◆ Directions
Which lines below hold the word "code"? Report each one.

◆ Records supplied
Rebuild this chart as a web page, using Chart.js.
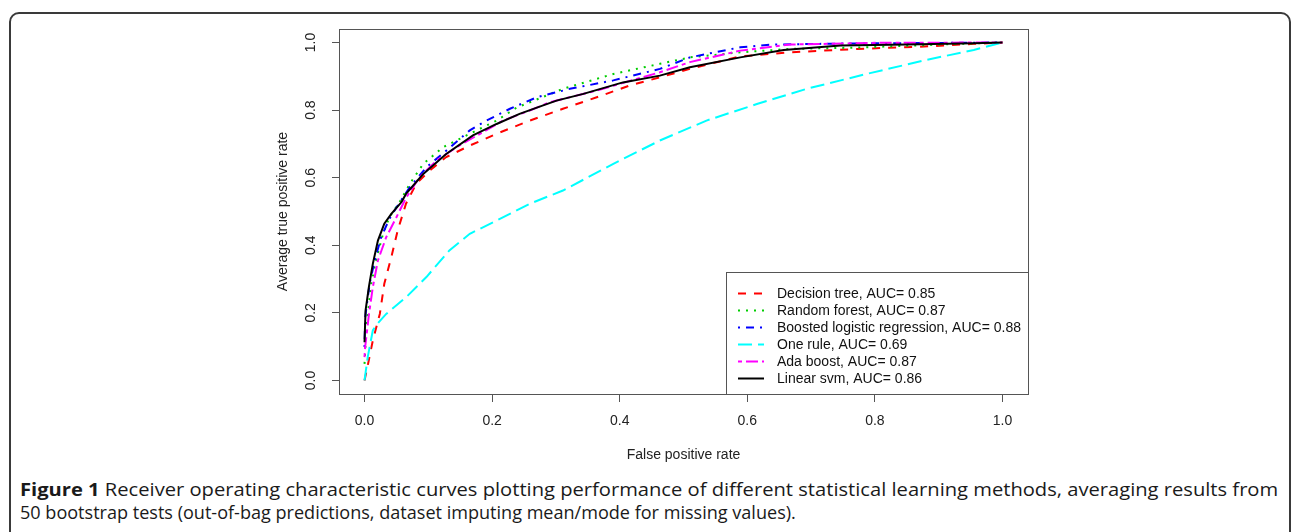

---

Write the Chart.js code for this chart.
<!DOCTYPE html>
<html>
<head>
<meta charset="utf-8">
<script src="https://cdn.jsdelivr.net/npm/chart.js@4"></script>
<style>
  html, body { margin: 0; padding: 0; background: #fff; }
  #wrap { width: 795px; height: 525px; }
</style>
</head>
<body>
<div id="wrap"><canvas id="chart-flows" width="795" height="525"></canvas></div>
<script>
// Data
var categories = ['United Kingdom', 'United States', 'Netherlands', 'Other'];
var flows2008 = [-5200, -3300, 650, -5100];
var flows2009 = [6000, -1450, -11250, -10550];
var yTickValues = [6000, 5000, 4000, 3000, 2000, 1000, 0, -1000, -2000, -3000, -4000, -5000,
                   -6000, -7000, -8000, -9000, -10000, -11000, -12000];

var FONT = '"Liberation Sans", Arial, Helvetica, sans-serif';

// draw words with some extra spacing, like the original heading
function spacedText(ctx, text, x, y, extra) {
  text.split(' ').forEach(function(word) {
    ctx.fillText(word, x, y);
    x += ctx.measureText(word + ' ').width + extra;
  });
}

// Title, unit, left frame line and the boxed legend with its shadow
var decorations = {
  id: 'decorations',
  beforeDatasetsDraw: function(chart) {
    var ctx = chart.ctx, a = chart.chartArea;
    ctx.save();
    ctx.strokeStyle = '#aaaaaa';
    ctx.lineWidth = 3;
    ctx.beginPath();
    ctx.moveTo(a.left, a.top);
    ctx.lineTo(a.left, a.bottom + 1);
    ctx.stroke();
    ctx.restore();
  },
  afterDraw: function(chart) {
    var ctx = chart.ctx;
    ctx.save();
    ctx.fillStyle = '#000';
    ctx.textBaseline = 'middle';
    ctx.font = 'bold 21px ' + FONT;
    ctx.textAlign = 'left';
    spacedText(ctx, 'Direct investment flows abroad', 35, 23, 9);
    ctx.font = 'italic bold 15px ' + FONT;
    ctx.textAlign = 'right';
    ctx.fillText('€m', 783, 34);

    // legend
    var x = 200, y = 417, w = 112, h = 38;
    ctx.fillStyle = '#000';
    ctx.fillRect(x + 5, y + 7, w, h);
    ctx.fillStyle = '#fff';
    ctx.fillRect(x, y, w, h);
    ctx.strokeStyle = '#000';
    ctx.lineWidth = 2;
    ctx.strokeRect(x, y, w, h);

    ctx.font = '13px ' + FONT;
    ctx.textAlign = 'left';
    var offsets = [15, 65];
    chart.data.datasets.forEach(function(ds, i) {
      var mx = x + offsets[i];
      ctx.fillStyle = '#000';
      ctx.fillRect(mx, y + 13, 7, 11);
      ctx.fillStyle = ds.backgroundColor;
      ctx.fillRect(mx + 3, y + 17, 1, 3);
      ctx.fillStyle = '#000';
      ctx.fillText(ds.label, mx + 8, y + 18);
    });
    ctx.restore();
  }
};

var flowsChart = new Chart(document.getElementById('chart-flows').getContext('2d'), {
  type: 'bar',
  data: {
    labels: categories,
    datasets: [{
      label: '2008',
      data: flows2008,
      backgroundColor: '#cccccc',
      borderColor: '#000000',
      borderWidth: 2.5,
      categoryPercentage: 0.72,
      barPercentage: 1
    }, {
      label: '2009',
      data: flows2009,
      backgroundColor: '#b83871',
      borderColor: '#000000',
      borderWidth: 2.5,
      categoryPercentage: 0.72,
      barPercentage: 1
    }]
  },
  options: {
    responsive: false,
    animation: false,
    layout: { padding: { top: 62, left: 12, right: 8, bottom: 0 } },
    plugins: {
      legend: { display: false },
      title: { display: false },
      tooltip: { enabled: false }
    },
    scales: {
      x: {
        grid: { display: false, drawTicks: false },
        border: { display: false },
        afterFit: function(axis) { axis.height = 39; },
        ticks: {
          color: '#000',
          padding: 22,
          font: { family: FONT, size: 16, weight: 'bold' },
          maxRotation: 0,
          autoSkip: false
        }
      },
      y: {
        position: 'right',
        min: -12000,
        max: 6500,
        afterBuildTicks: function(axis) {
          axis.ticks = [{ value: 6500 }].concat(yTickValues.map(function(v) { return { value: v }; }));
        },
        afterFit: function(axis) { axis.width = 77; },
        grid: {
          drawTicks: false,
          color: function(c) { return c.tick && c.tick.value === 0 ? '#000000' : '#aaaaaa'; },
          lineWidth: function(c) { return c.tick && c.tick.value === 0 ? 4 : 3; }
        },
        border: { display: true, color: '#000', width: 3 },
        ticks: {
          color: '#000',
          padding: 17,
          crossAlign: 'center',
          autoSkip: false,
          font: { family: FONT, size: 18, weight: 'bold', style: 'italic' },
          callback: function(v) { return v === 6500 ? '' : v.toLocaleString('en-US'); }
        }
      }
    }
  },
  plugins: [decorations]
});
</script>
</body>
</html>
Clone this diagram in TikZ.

* * *

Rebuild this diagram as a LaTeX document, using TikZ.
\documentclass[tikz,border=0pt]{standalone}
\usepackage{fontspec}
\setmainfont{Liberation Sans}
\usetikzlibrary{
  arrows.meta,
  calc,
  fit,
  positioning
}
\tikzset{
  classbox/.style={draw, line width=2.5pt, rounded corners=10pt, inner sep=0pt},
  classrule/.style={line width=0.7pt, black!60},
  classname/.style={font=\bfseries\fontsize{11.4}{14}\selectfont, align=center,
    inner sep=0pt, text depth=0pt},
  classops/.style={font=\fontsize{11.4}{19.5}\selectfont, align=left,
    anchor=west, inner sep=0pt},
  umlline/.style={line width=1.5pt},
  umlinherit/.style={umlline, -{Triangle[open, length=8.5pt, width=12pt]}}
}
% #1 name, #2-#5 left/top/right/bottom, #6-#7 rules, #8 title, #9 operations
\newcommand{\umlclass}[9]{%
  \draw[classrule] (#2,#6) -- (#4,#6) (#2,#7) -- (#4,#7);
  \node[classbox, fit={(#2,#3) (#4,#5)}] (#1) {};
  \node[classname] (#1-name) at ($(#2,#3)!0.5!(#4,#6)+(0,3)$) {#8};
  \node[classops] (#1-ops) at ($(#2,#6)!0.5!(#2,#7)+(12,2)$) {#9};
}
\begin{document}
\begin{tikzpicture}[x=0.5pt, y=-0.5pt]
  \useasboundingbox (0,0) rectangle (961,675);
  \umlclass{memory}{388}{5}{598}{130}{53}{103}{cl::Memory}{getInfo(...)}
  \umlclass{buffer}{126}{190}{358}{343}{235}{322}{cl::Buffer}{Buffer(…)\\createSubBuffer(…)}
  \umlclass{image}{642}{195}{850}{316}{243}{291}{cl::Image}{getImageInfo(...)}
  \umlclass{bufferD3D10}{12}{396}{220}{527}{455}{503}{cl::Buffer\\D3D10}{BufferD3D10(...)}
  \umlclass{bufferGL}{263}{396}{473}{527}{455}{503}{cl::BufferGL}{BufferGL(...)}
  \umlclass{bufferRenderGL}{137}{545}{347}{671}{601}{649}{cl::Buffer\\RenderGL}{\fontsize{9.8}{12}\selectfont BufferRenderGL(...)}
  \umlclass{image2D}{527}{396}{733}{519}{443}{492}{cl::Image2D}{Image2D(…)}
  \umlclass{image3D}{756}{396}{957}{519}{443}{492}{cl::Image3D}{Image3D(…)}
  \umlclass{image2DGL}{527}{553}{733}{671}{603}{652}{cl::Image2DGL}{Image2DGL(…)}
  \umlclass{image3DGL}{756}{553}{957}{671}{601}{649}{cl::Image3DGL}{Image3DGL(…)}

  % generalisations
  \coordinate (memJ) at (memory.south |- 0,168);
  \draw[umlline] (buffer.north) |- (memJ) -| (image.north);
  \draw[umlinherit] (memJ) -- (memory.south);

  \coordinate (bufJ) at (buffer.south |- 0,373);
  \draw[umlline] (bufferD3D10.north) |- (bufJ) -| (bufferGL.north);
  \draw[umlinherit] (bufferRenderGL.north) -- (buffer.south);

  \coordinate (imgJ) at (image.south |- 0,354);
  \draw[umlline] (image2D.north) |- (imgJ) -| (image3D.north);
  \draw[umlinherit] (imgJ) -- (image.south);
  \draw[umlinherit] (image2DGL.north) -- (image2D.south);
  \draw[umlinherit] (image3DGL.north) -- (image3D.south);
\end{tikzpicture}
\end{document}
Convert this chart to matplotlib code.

◆ Exercise answer
Write the Chart.js code for this chart.
Convert this chart to matplotlib code.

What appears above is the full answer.